16 February 2006
In accordance with a decision made by the Board of Directors, Swisscom will be issuing an additional CHF 1 billion to shareholders during the current year. The transaction will take the form of a share buyback with free put options allocated to shareholders. Swisscom's current return policy will be continued regardless of this additional payout.
According to the Federal government's targets for 2006-2009, Swisscom AG's distributable reserves need to be reduced to a maximum of CHF 1 billion. In order to meet this target, Swisscom will be making exceptional payments amounting to approximately CHF 1.5 billion.
The Board of Directors has decided to carry out the first CHF 1 billion instalment of these exceptional payments this year, with the remaining CHF 0.5 billion to be distributed over 2007 and 2008. The first instalment will be paid out along with the anticipated share buyback from the regular distribution for the 2005 financial year.

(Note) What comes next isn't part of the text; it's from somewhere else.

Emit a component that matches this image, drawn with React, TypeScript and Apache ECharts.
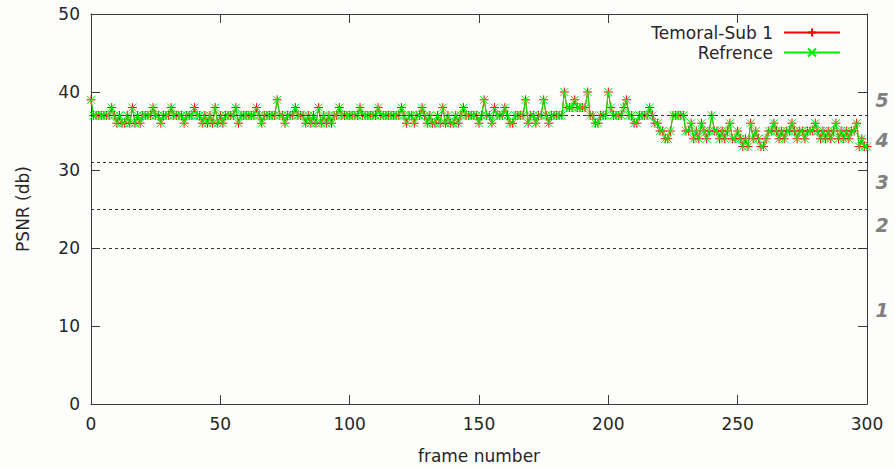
import React, { useEffect, useRef } from "react";
import * as echarts from "echarts";

// PSNR per frame (frames 0..300)
const temoralSub1Values: number[] = [
  39, 37, 37, 37, 37, 37, 37, 37, 38, 37,
  36, 37, 36, 36, 37, 36, 38, 36, 37, 36,
  37, 37, 37, 37, 38, 37, 37, 36, 37, 37,
  37, 38, 37, 37, 37, 37, 36, 37, 37, 37,
  38, 37, 37, 36, 37, 36, 37, 36, 38, 36,
  37, 36, 37, 37, 37, 37, 38, 36, 37, 37,
  37, 37, 37, 37, 38, 37, 36, 37, 37, 37,
  37, 37, 39, 37, 37, 36, 37, 37, 37, 38,
  37, 37, 37, 36, 37, 36, 37, 36, 38, 36,
  37, 36, 37, 36, 37, 37, 38, 37, 37, 37,
  37, 37, 37, 37, 38, 37, 37, 37, 37, 37,
  37, 38, 37, 37, 37, 37, 37, 37, 37, 37,
  38, 37, 36, 37, 37, 36, 37, 37, 38, 37,
  36, 37, 36, 36, 37, 36, 38, 36, 37, 36,
  36, 37, 36, 37, 38, 37, 37, 37, 37, 37,
  36, 37, 39, 37, 37, 36, 38, 37, 37, 37,
  38, 37, 36, 36, 37, 37, 37, 37, 39, 36,
  37, 37, 36, 37, 37, 39, 37, 36, 37, 37,
  37, 37, 37, 40, 38, 38, 38, 39, 38, 38,
  38, 38, 40, 37, 37, 36, 36, 37, 37, 37,
  40, 38, 37, 37, 37, 37, 38, 39, 37, 37,
  36, 36, 37, 37, 37, 37, 38, 37, 36, 36,
  35, 35, 34, 34, 35, 37, 37, 37, 37, 37,
  35, 35, 36, 34, 35, 34, 36, 35, 34, 35,
  37, 35, 35, 34, 35, 34, 35, 36, 34, 34,
  35, 34, 33, 34, 33, 36, 34, 35, 34, 33,
  33, 34, 35, 35, 36, 35, 34, 35, 34, 35,
  35, 36, 35, 34, 35, 35, 34, 35, 35, 35,
  36, 35, 34, 35, 34, 35, 34, 35, 36, 34,
  35, 34, 35, 34, 35, 35, 36, 33, 34, 33,
  33,
];

// The reference curve coincides with the Temoral-Sub 1 curve in the picture
const refrenceValues: number[] = [...temoralSub1Values];

const seriesNames = ["Temoral-Sub 1", "Refrence"];
const qualityThresholds = [37, 31, 25, 20];
const qualityLabels = ["5", "4", "3", "2", "1"];
const qualityLabelAnchors = [39, 33.8, 28.5, 22.9, 12.1];

const FONT = "DejaVu Sans";
const TEXT = "#262626";
const AXIS = "#3a3a3a";
const FS = 17;

const PLUS = "path://M5,0L5,10M0,5L10,5";
const CROSS = "path://M0,0L10,10M10,0L0,10";

export default function App() {
  const ref = useRef<HTMLDivElement>(null);

  useEffect(() => {
    document.body.style.margin = "0";
    if (!ref.current) return;
    const chart = echarts.init(ref.current, undefined, { renderer: "svg" });

    const toPairs = (vals: number[]) => vals.map((v, i) => [i, v]);

    const axisLine = { show: true, onZero: false, lineStyle: { color: AXIS, width: 1 } };
    const tickStyle = { show: true, inside: true, length: 9, lineStyle: { color: AXIS, width: 1 } };

    chart.setOption({
      animation: false,
      backgroundColor: "#fdfdfb",
      grid: { left: 91, right: 28, top: 14, bottom: 64, containLabel: false },
      legend: {
        orient: "vertical",
        right: 49,
        top: 19,
        align: "right",
        itemWidth: 56,
        itemHeight: 10,
        itemGap: 3,
        textStyle: { fontFamily: FONT, fontSize: FS, color: TEXT, padding: [0, 6, 0, 0] },
        data: seriesNames,
      },
      xAxis: [
        {
          type: "value",
          min: 0,
          max: 300,
          interval: 50,
          position: "bottom",
          name: "frame number",
          nameLocation: "middle",
          nameGap: 43,
          nameTextStyle: { fontFamily: FONT, fontSize: FS, color: TEXT },
          axisLine,
          axisTick: tickStyle,
          axisLabel: { fontFamily: FONT, fontSize: FS, color: TEXT, margin: 11 },
          splitLine: { show: false },
        },
        {
          type: "value",
          min: 0,
          max: 300,
          interval: 50,
          position: "top",
          axisLine,
          axisTick: tickStyle,
          axisLabel: { show: false },
          splitLine: { show: false },
        },
      ],
      yAxis: [
        {
          type: "value",
          min: 0,
          max: 50,
          interval: 10,
          position: "left",
          name: "PSNR (db)",
          nameLocation: "middle",
          nameGap: 60,
          nameTextStyle: { fontFamily: FONT, fontSize: FS, color: TEXT },
          axisLine,
          axisTick: tickStyle,
          axisLabel: { fontFamily: FONT, fontSize: FS, color: TEXT, margin: 11 },
          splitLine: { show: false },
        },
        {
          type: "value",
          min: 0,
          max: 50,
          interval: 10,
          position: "right",
          axisLine,
          axisTick: tickStyle,
          axisLabel: { show: false },
          splitLine: { show: false },
        },
      ],
      series: [
        {
          name: seriesNames[0],
          type: "line",
          data: toPairs(temoralSub1Values),
          symbol: PLUS,
          symbolSize: 9,
          showAllSymbol: true,
          lineStyle: { color: "#ff0000", width: 1 },
          itemStyle: { color: "#ff0000", borderColor: "#ff0000", borderWidth: 1 },
          z: 2,
        },
        {
          name: seriesNames[1],
          type: "line",
          data: toPairs(refrenceValues),
          symbol: CROSS,
          symbolSize: 8,
          showAllSymbol: true,
          lineStyle: { color: "#00ee00", width: 1 },
          itemStyle: { color: "#00ee00", borderColor: "#00ee00", borderWidth: 1 },
          z: 3,
          markLine: {
            silent: true,
            symbol: "none",
            label: { show: false },
            lineStyle: { color: "#333333", width: 1, type: [3, 3] },
            data: qualityThresholds.map((v) => ({ yAxis: v })),
            z: 4,
          },
        },
      ],
    });

    const graphics = qualityLabels.map((label, i) => {
      const p = chart.convertToPixel({ xAxisIndex: 0, yAxisIndex: 0 }, [300, qualityLabelAnchors[i]]) as number[];
      return {
        type: "text",
        x: p[0] + 15,
        y: p[1],
        style: {
          text: label,
          fontFamily: FONT,
          fontSize: 19,
          fontWeight: "bold",
          fontStyle: "italic",
          fill: "#808080",
          align: "center",
          verticalAlign: "middle",
        },
      };
    });
    chart.setOption({ graphic: graphics });

    return () => chart.dispose();
  }, []);

  return <div ref={ref} style={{ width: 895, height: 469 }} />;
}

The 2006 share buyback is to take place through an allocation of free put options, similar to the transaction carried out successfully by Swisscom in 2002. The exact date of the share buyback is yet to be decided; however, it will not be launched before the General Meeting of Shareholders on 25 April 2006.
Swisscom will announce the amount of its regular dividend based on the 2005 financial year at the annual press conference on 8 March 2006. The core element of the current return policy is the annual distribution of equity free cash flow (EFCF). The distribution will take the form of a dividend (approx. half of net income after adjustment for exceptional items) and a share buyback, as appropriate.